[What is asked] Copy exactly the lines from the start of the material through the line with "pb3_cd8_fr = [65.6, 52.4, 50.7, 35.0, 26.6]". Pictures stay out of the copy.

[Stored data]
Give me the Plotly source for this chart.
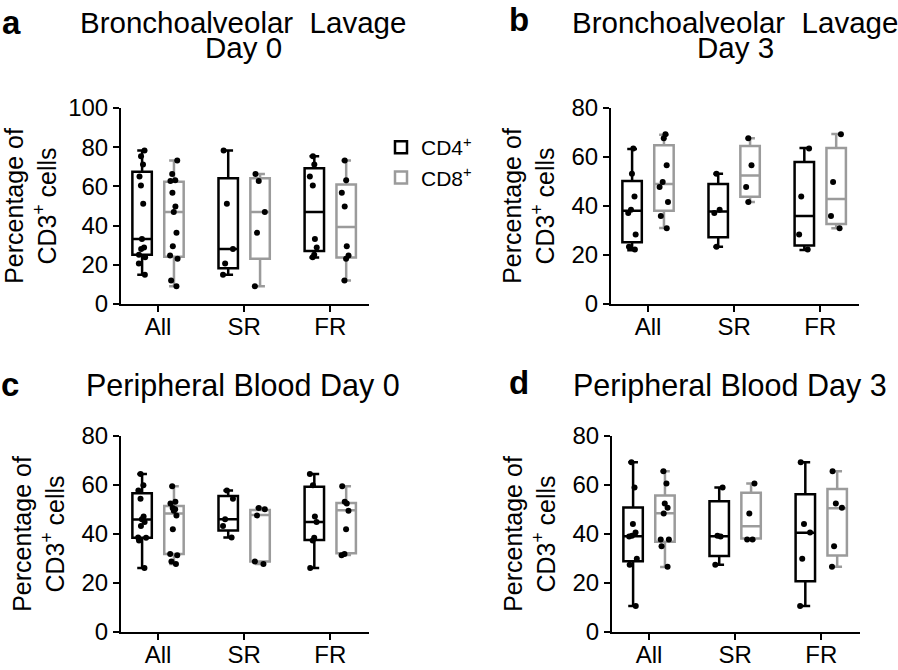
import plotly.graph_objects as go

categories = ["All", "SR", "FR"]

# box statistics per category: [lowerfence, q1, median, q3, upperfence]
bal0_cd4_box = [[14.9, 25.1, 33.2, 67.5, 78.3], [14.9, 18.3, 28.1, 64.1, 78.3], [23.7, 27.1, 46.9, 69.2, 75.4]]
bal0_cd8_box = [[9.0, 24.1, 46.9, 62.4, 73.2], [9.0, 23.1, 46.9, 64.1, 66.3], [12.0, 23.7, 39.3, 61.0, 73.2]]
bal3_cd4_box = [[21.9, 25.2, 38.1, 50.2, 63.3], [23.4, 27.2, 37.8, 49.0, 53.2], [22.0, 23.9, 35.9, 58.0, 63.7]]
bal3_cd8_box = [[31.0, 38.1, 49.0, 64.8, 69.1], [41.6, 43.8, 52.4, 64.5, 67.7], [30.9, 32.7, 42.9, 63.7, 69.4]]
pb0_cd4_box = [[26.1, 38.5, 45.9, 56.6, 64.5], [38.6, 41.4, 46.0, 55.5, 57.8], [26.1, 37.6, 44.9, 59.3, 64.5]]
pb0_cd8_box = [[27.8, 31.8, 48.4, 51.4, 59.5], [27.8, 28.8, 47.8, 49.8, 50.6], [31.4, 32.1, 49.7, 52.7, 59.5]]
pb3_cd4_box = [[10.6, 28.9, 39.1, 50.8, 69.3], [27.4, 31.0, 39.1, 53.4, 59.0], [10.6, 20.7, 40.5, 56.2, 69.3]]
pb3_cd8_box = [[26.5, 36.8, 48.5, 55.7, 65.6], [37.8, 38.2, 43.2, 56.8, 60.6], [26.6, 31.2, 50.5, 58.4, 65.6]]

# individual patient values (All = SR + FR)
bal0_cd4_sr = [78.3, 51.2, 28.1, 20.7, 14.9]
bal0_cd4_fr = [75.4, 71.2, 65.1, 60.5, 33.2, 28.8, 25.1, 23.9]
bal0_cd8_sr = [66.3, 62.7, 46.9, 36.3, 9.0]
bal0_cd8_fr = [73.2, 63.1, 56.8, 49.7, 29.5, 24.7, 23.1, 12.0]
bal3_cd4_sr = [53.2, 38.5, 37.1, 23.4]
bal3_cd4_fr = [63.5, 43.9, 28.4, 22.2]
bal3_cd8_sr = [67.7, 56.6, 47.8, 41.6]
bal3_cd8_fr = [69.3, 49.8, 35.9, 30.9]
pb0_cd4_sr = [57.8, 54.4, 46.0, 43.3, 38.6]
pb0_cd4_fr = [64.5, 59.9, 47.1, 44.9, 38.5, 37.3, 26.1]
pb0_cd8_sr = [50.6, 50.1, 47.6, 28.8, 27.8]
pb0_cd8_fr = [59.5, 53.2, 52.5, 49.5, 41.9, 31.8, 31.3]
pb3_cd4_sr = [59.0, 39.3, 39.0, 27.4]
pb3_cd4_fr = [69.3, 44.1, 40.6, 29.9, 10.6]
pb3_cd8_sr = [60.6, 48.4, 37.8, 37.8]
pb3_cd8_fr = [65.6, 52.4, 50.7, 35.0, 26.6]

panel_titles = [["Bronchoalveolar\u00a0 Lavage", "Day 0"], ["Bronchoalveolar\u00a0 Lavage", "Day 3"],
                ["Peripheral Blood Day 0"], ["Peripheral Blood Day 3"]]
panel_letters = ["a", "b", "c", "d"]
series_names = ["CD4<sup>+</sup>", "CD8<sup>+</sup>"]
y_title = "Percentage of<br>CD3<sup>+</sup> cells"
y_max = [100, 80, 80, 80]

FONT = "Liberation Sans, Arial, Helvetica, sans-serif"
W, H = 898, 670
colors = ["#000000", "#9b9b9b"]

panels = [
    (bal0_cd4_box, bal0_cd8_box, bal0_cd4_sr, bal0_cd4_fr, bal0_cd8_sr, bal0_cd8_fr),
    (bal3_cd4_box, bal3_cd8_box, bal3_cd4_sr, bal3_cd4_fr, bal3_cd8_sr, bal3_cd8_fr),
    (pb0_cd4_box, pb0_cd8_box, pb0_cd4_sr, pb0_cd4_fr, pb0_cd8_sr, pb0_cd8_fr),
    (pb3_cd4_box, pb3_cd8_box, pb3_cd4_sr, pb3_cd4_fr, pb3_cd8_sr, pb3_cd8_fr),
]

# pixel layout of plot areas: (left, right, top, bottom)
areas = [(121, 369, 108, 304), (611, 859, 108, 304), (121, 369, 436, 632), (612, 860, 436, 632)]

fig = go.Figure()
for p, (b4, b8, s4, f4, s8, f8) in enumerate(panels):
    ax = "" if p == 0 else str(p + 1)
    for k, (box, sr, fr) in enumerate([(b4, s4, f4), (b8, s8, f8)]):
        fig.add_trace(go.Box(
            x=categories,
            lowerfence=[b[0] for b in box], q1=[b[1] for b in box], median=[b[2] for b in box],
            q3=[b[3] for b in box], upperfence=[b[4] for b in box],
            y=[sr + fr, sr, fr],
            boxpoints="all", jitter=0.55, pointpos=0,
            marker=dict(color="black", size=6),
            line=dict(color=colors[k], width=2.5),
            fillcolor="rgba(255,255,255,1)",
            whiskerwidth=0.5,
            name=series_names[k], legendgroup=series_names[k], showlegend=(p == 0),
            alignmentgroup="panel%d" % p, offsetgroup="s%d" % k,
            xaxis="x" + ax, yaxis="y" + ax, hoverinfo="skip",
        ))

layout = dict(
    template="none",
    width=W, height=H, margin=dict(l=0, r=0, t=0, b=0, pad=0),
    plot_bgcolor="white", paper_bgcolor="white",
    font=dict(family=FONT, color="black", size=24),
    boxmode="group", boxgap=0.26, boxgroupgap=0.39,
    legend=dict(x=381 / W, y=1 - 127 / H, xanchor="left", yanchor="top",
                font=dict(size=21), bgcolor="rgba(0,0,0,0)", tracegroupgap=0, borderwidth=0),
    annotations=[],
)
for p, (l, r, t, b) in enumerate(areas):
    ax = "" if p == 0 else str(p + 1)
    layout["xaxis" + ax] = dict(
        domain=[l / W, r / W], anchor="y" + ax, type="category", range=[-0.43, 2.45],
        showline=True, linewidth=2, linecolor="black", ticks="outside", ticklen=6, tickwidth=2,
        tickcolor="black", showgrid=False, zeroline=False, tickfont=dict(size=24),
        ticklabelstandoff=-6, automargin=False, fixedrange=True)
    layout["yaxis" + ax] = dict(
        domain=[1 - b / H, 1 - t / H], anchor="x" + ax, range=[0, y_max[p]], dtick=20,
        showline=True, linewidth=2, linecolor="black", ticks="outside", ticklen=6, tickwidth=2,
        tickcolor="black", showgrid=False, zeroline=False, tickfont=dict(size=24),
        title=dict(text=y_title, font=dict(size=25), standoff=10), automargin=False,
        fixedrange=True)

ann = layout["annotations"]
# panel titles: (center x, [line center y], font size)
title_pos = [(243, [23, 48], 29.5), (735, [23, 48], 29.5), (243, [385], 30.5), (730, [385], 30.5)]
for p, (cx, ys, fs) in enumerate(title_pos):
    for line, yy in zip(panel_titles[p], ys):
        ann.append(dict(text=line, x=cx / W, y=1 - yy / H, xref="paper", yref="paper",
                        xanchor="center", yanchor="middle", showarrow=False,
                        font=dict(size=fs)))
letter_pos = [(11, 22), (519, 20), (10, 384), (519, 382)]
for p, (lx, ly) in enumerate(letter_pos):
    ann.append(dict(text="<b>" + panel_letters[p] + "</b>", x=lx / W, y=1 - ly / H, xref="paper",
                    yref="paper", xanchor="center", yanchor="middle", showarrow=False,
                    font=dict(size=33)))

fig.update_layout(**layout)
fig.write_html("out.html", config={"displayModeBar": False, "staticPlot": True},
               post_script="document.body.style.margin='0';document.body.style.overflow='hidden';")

[Complete response]
Give me the Plotly source for this chart.
import plotly.graph_objects as go

categories = ["All", "SR", "FR"]

# box statistics per category: [lowerfence, q1, median, q3, upperfence]
bal0_cd4_box = [[14.9, 25.1, 33.2, 67.5, 78.3], [14.9, 18.3, 28.1, 64.1, 78.3], [23.7, 27.1, 46.9, 69.2, 75.4]]
bal0_cd8_box = [[9.0, 24.1, 46.9, 62.4, 73.2], [9.0, 23.1, 46.9, 64.1, 66.3], [12.0, 23.7, 39.3, 61.0, 73.2]]
bal3_cd4_box = [[21.9, 25.2, 38.1, 50.2, 63.3], [23.4, 27.2, 37.8, 49.0, 53.2], [22.0, 23.9, 35.9, 58.0, 63.7]]
bal3_cd8_box = [[31.0, 38.1, 49.0, 64.8, 69.1], [41.6, 43.8, 52.4, 64.5, 67.7], [30.9, 32.7, 42.9, 63.7, 69.4]]
pb0_cd4_box = [[26.1, 38.5, 45.9, 56.6, 64.5], [38.6, 41.4, 46.0, 55.5, 57.8], [26.1, 37.6, 44.9, 59.3, 64.5]]
pb0_cd8_box = [[27.8, 31.8, 48.4, 51.4, 59.5], [27.8, 28.8, 47.8, 49.8, 50.6], [31.4, 32.1, 49.7, 52.7, 59.5]]
pb3_cd4_box = [[10.6, 28.9, 39.1, 50.8, 69.3], [27.4, 31.0, 39.1, 53.4, 59.0], [10.6, 20.7, 40.5, 56.2, 69.3]]
pb3_cd8_box = [[26.5, 36.8, 48.5, 55.7, 65.6], [37.8, 38.2, 43.2, 56.8, 60.6], [26.6, 31.2, 50.5, 58.4, 65.6]]

# individual patient values (All = SR + FR)
bal0_cd4_sr = [78.3, 51.2, 28.1, 20.7, 14.9]
bal0_cd4_fr = [75.4, 71.2, 65.1, 60.5, 33.2, 28.8, 25.1, 23.9]
bal0_cd8_sr = [66.3, 62.7, 46.9, 36.3, 9.0]
bal0_cd8_fr = [73.2, 63.1, 56.8, 49.7, 29.5, 24.7, 23.1, 12.0]
bal3_cd4_sr = [53.2, 38.5, 37.1, 23.4]
bal3_cd4_fr = [63.5, 43.9, 28.4, 22.2]
bal3_cd8_sr = [67.7, 56.6, 47.8, 41.6]
bal3_cd8_fr = [69.3, 49.8, 35.9, 30.9]
pb0_cd4_sr = [57.8, 54.4, 46.0, 43.3, 38.6]
pb0_cd4_fr = [64.5, 59.9, 47.1, 44.9, 38.5, 37.3, 26.1]
pb0_cd8_sr = [50.6, 50.1, 47.6, 28.8, 27.8]
pb0_cd8_fr = [59.5, 53.2, 52.5, 49.5, 41.9, 31.8, 31.3]
pb3_cd4_sr = [59.0, 39.3, 39.0, 27.4]
pb3_cd4_fr = [69.3, 44.1, 40.6, 29.9, 10.6]
pb3_cd8_sr = [60.6, 48.4, 37.8, 37.8]
pb3_cd8_fr = [65.6, 52.4, 50.7, 35.0, 26.6]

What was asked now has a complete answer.